The sketches were drawn 18 months prior to the wedding and my final design had changed very little in that time. I looked closely at my drawings and chose the best features from each design. I was also open to the idea of changing certain elements when I began making the cake, sometimes things work together differently in three dimensional form.
Final wedding cake design
In the final design I incorporated several textures including snowflakes, lace, beading and blossom flowers. For variation of colour I added pearl shimmers to the blossom, snowflakes and monogram. For some sparkle I added a diamante and pearl brooch, a diamante trim and irridescent pearls. I finished the cake with a clear shine spray and a light dusting of edible holographic glitter to attract the light.
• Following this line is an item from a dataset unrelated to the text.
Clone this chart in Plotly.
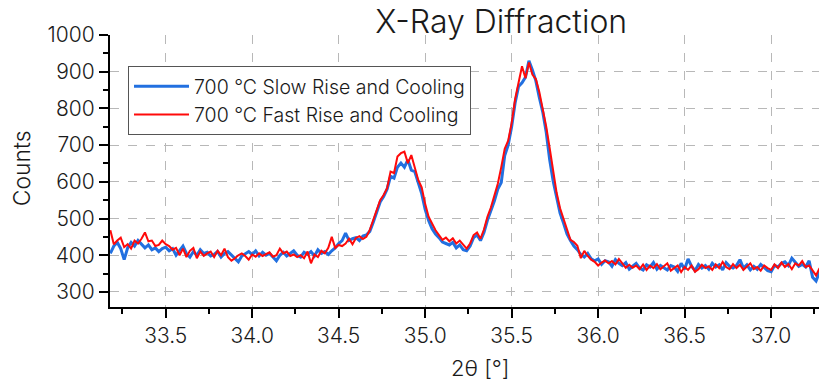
import plotly.graph_objects as go

# 2-theta grid: start and step (degrees)
theta_start = 33.18
theta_step = 0.02

# Counts, 700 °C slow rise and cooling (blue)
slow_counts = [
    405, 425, 435, 418, 388, 420, 435, 425, 440, 430, 420, 428, 415, 420, 410, 418, 422, 412, 418, 400,
    412, 425, 405, 395, 410, 400, 415, 405, 408, 398, 402, 410, 395, 405, 410, 400, 390, 382, 398, 405,
    410, 402, 412, 398, 408, 400, 405, 395, 385, 400, 408, 398, 405, 412, 400, 395, 408, 402, 410, 398,
    415, 405, 410, 402, 412, 420, 432, 440, 460, 440, 445,
    448, 440, 452, 455, 465, 490, 518, 545, 560, 580,
    615, 610, 640, 651, 640, 660, 632, 628, 598, 568, 525, 495, 472, 458, 448, 436, 432, 428, 435, 420,
    428, 415, 412, 425,
    448, 455, 440, 462, 495, 520, 548, 580, 598, 672, 700, 750, 815, 860, 870, 885, 930, 905, 875, 830,
    790, 735, 660, 602, 558, 515, 488, 458, 440, 425, 415, 402, 395, 405, 390, 385,
    390, 375, 385, 382, 370, 388, 378, 372, 380, 362, 370, 378, 365, 360, 374, 368, 380, 362, 372, 366,
    360, 372, 368, 356, 378, 362, 390, 370, 358, 375, 365, 372, 362, 378, 368, 374, 360, 380, 370, 365,
    372, 388, 365, 374, 360, 370, 362, 375, 366, 358, 355, 372, 368, 378, 382, 372, 392, 380, 370, 375,
    368, 385, 340, 330, 355,
]

# Counts, 700 °C fast rise and cooling (red)
fast_counts = [
    468, 430, 440, 448, 422, 430, 418, 440, 432, 445, 462, 438, 440, 425, 428, 440, 430, 425, 415, 420,
    400, 418, 395, 412, 420, 392, 410, 398, 405, 410, 395, 412, 400, 418, 395, 385, 392, 400, 405, 398,
    388, 402, 396, 405, 398, 402, 408, 396, 400, 418, 405, 410, 398, 402, 395, 400, 392, 410, 378, 402,
    395, 412, 405, 420, 450, 420, 428, 425, 432, 445, 430,
    447, 452, 444, 450, 469, 496, 523, 550, 564, 583,
    628, 624, 669, 678, 682, 651, 673, 641, 605, 585, 540, 505, 485, 468, 455, 442, 448, 438, 446, 432,
    440, 428, 418, 432,
    455, 462, 445, 470, 505, 530, 560, 595, 640, 690, 712, 760, 825, 872, 915, 882, 925, 892, 880, 845,
    800, 750, 692, 628, 570, 528, 500, 468, 442, 436, 426, 392, 412, 398, 388, 382,
    372, 380, 386, 378, 384, 375, 390, 378, 366, 374, 366, 372, 362, 375, 360, 372, 365, 376, 362, 370,
    378, 358, 365, 372, 354, 368, 360, 372, 355, 362, 374, 365, 370, 360, 375, 365, 382, 368, 362, 376,
    365, 374, 360, 368, 378, 362, 368, 358, 372, 365, 360, 375, 365, 380, 368, 376, 362, 378, 372, 384,
    368, 372, 360, 345, 365,
]

series_names = ["700 °C Slow Rise and Cooling", "700 °C Fast Rise and Cooling"]
series_colors = ["#2270e0", "#ff0a0a"]
x_title = "2θ [°]"
y_title = "Counts"
chart_title = "X-Ray Diffraction"

FONT = "Inter"
TXT = "#1a1a1a"

fig = go.Figure()
fig.add_trace(go.Scatter(
    x0=theta_start, dx=theta_step, y=slow_counts, mode="lines",
    name=series_names[0], line=dict(color=series_colors[0], width=3),
))
fig.add_trace(go.Scatter(
    x0=theta_start, dx=theta_step, y=fast_counts, mode="lines",
    name=series_names[1], line=dict(color=series_colors[1], width=2),
))

grid = dict(showgrid=True, gridcolor="#b8b8b8", griddash="dash", gridwidth=1)
tickfont = dict(family=FONT, size=21, color=TXT, weight=300)

fig.update_layout(
    width=819, height=385,
    margin=dict(l=110, r=0, t=35, b=78),
    paper_bgcolor="white", plot_bgcolor="white",
    font=dict(family=FONT, size=19, color=TXT, weight=300),
    title=dict(text=chart_title, x=0.612, xref="container", xanchor="center",
               y=0.943, yref="container", yanchor="middle",
               font=dict(family=FONT, size=32, color=TXT, weight=300)),
    showlegend=True,
    legend=dict(x=0.0254, y=0.886, xanchor="left", yanchor="top",
                bgcolor="white", bordercolor="#555555", borderwidth=1,
                font=dict(family=FONT, size=19.5, color=TXT, weight=300), itemwidth=55),
    xaxis=dict(range=[33.178, 37.277], dtick=0.5, tick0=33.5, tickformat=".1f",
               showline=True, linecolor="black", linewidth=2,
               ticks="outside", ticklen=9, tickwidth=2, tickcolor="black", tickfont=tickfont,
               minor=dict(dtick=0.25, tick0=33.25, ticks="outside", ticklen=5, tickwidth=2,
                          tickcolor="black", showgrid=False),
               zeroline=False, **grid),
    yaxis=dict(range=[259, 1000], dtick=100, tick0=0,
               showline=True, linecolor="black", linewidth=2,
               ticks="outside", ticklen=9, tickwidth=2, tickcolor="black", tickfont=tickfont,
               minor=dict(dtick=50, ticks="outside", ticklen=5, tickwidth=2,
                          tickcolor="black", showgrid=False),
               zeroline=False, **grid),
    annotations=[
        dict(text=x_title, xref="paper", yref="paper", x=0.522, y=-0.225,
             xanchor="center", yanchor="middle", showarrow=False,
             font=dict(family=FONT, size=22, color=TXT, weight=300)),
        dict(text=y_title, xref="paper", yref="paper", x=-0.124, y=0.51,
             xanchor="center", yanchor="middle", showarrow=False, textangle=-90,
             font=dict(family=FONT, size=23, color=TXT, weight=300)),
    ],
)

fig.write_html("out.html")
I wanted to decorate the cake with lace to tie in elements from my dress so I created some fine lace work using Claire Bowman Cake Lace. I spread the edible cake lace mix in Pearlised White onto large silicon mats from the same range which have a lace imprint design. I allowed the mixture to dry out in a very low oven and I used the same process for creating the snowflakes. The mini blossom were very easy to create using a tiny flower cutter and an imprint tool.
I was initially going to make each tier double height but the cake would have been too tall so I alternated double height tiers with single height tiers, and in fact I think it made the cake more interesting.
The final design was as follows:
- Tier 1 (Bottom Tier): The bottom tier was a massive 18 inches wide! I opted for a single height tier (3 inch depth) and embellished it with large pearlised snowflakes.
- Tier 2: The second tier was double height (6 inch depth) and measured 16 inches across. I wrapped this tier in a deep lace which covered the bottom half of the tier.
- Tier 3: The third tier was single height, measured 14 inches across and was plain with a simple satin ribbon, an organza bow, and a diamante and pearl brooch. A single row of diamante was placed at the bottom of the satin band.
- Tier 4: This tier was double height and 12 inches wide. I added a narrow satin ribbon to the base of this cake and placed a central band of lace around this tier to tie in with the lace trim on the second tier.
- Tier 5: The fifth tier, which was 10 inches wide, was covered in mini blossom flowers above and below a beautiful broad satin ribbon around the middle. I used three shades of white icing to make the blossom and added pearl lustre to a few to add interest.
- Tier 6: The sixth tier measured 8 inches across and had a quilting design which was created by criss-crossing diagonal lines in the surface of the cake and adding a tiny bead of icing in each cross. I dusted a little pearl lustre on each of the beads. I lined this tier with a row of irridescent pearls to the bottom and the top. The main decoration on this tier was the monogram which I made by piping the NH monogram which I designed onto an oval plaque which was lined with pearls.
- Tier 7: This tier was 6 inches across and was simply decorated with an elegant draping motif made with pearls. It was created by pushing sugar pearls into the icing.
- Tier 8 (Top Tier): The top tier was 4 inches wide and mirrored the bottom tier and as adorned with small pearlised snowflakes. A narrow ribbon, lined with two rows of irridescent pearls, was placed around the bottom.
- Topper: Initially I hadn’t decided upon a topper but I came across a beautiful snow globe which had two love birds inside and I knew instantly that this would be the perfect accent to finish the cake off.
I was delighted with the final cake and it was everything I had hoped for. It fitted perfectly with our theme and looked beautiful in the photographs. Although 8 tiers seems quite a lot, I think a smaller cake would have looked lost within our reception room in the Slieve Donard Hotel, Newcastle.